• **Collected data**
▬▬▬▬▬▬

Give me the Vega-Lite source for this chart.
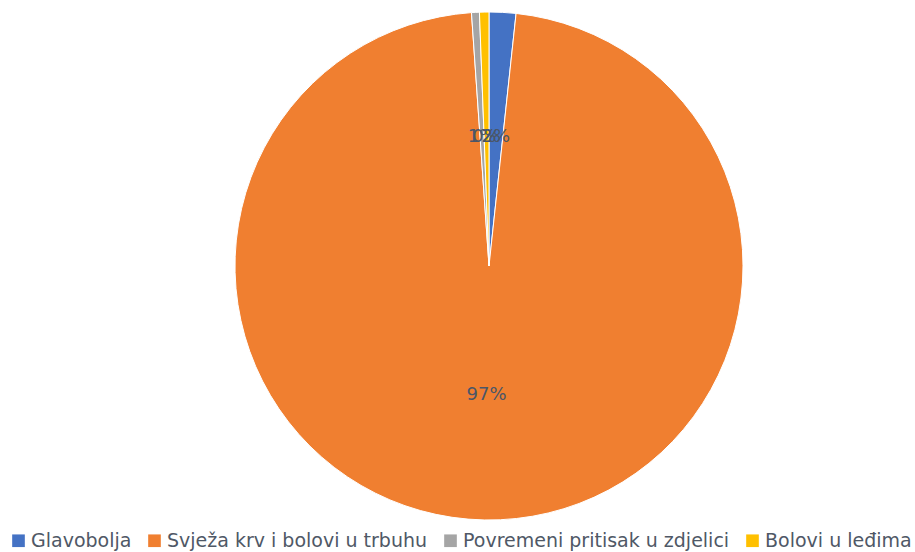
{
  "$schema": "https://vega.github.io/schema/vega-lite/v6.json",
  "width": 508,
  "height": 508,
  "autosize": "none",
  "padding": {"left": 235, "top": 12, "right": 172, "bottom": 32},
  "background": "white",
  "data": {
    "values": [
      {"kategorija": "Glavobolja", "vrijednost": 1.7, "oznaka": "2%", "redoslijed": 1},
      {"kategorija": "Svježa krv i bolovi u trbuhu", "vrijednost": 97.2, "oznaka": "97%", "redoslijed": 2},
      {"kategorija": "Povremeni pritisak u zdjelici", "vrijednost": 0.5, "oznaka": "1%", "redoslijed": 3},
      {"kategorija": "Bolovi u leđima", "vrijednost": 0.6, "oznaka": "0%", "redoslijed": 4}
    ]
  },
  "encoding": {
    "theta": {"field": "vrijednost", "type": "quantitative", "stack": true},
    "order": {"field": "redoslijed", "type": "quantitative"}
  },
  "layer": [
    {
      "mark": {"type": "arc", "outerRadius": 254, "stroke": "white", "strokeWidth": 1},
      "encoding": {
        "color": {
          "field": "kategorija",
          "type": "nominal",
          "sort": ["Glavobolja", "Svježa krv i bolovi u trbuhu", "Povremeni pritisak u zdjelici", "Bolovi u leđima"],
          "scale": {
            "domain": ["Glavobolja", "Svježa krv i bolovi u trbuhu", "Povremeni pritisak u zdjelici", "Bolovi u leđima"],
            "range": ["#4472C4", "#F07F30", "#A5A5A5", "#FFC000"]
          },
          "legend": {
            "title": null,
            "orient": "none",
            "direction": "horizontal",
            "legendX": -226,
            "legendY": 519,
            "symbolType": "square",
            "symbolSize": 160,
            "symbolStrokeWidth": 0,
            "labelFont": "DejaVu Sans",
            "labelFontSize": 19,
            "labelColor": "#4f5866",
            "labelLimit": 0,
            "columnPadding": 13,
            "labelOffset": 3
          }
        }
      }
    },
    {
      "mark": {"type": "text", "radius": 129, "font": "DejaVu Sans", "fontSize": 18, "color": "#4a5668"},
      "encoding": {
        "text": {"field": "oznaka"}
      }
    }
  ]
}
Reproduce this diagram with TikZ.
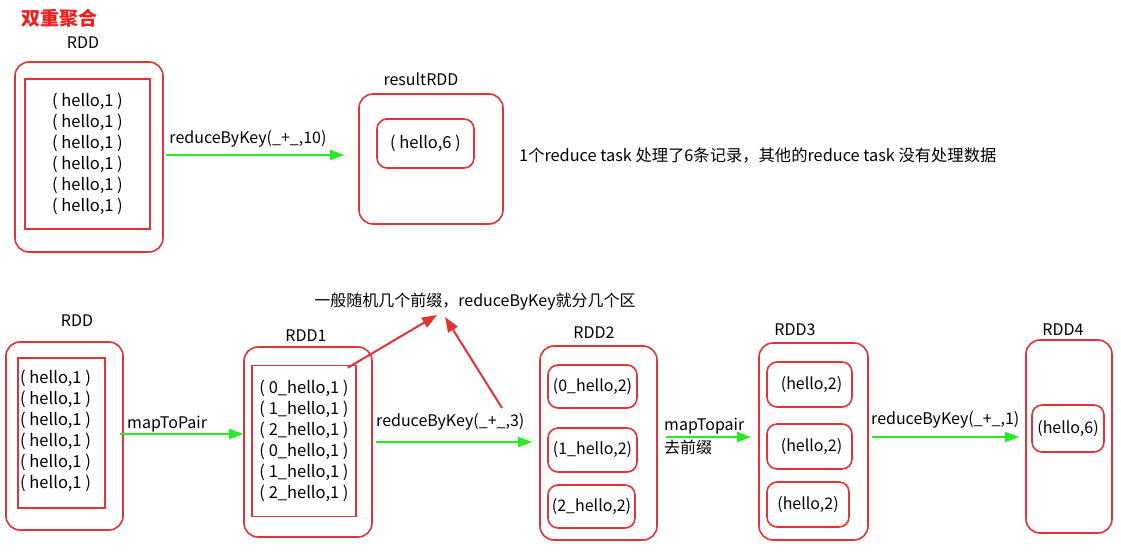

▬▬▬▬▬▬

• **Exercise requirements**
Leave the pictures out and reproduce all of the records exactly.

• **Correct response**
Give me the Vega-Lite source for this chart.
{
  "$schema": "https://vega.github.io/schema/vega-lite/v6.json",
  "width": 508,
  "height": 508,
  "autosize": "none",
  "padding": {"left": 235, "top": 12, "right": 172, "bottom": 32},
  "background": "white",
  "data": {
    "values": [
      {"kategorija": "Glavobolja", "vrijednost": 1.7, "oznaka": "2%", "redoslijed": 1},
      {"kategorija": "Svježa krv i bolovi u trbuhu", "vrijednost": 97.2, "oznaka": "97%", "redoslijed": 2},
      {"kategorija": "Povremeni pritisak u zdjelici", "vrijednost": 0.5, "oznaka": "1%", "redoslijed": 3},
      {"kategorija": "Bolovi u leđima", "vrijednost": 0.6, "oznaka": "0%", "redoslijed": 4}
    ]
  },
  "encoding": {
    "theta": {"field": "vrijednost", "type": "quantitative", "stack": true},
    "order": {"field": "redoslijed", "type": "quantitative"}
  },
  "layer": [
    {
      "mark": {"type": "arc", "outerRadius": 254, "stroke": "white", "strokeWidth": 1},
      "encoding": {
        "color": {
          "field": "kategorija",
          "type": "nominal",
          "sort": ["Glavobolja", "Svježa krv i bolovi u trbuhu", "Povremeni pritisak u zdjelici", "Bolovi u leđima"],
          "scale": {
            "domain": ["Glavobolja", "Svježa krv i bolovi u trbuhu", "Povremeni pritisak u zdjelici", "Bolovi u leđima"],
            "range": ["#4472C4", "#F07F30", "#A5A5A5", "#FFC000"]
          },
          "legend": {
            "title": null,
            "orient": "none",
            "direction": "horizontal",
            "legendX": -226,
            "legendY": 519,
            "symbolType": "square",
            "symbolSize": 160,
            "symbolStrokeWidth": 0,
            "labelFont": "DejaVu Sans",
            "labelFontSize": 19,
            "labelColor": "#4f5866",
            "labelLimit": 0,
            "columnPadding": 13,
            "labelOffset": 3
          }
        }
      }
    },
    {
      "mark": {"type": "text", "radius": 129, "font": "DejaVu Sans", "fontSize": 18, "color": "#4a5668"},
      "encoding": {
        "text": {"field": "oznaka"}
      }
    }
  ]
}
Reproduce this diagram with TikZ.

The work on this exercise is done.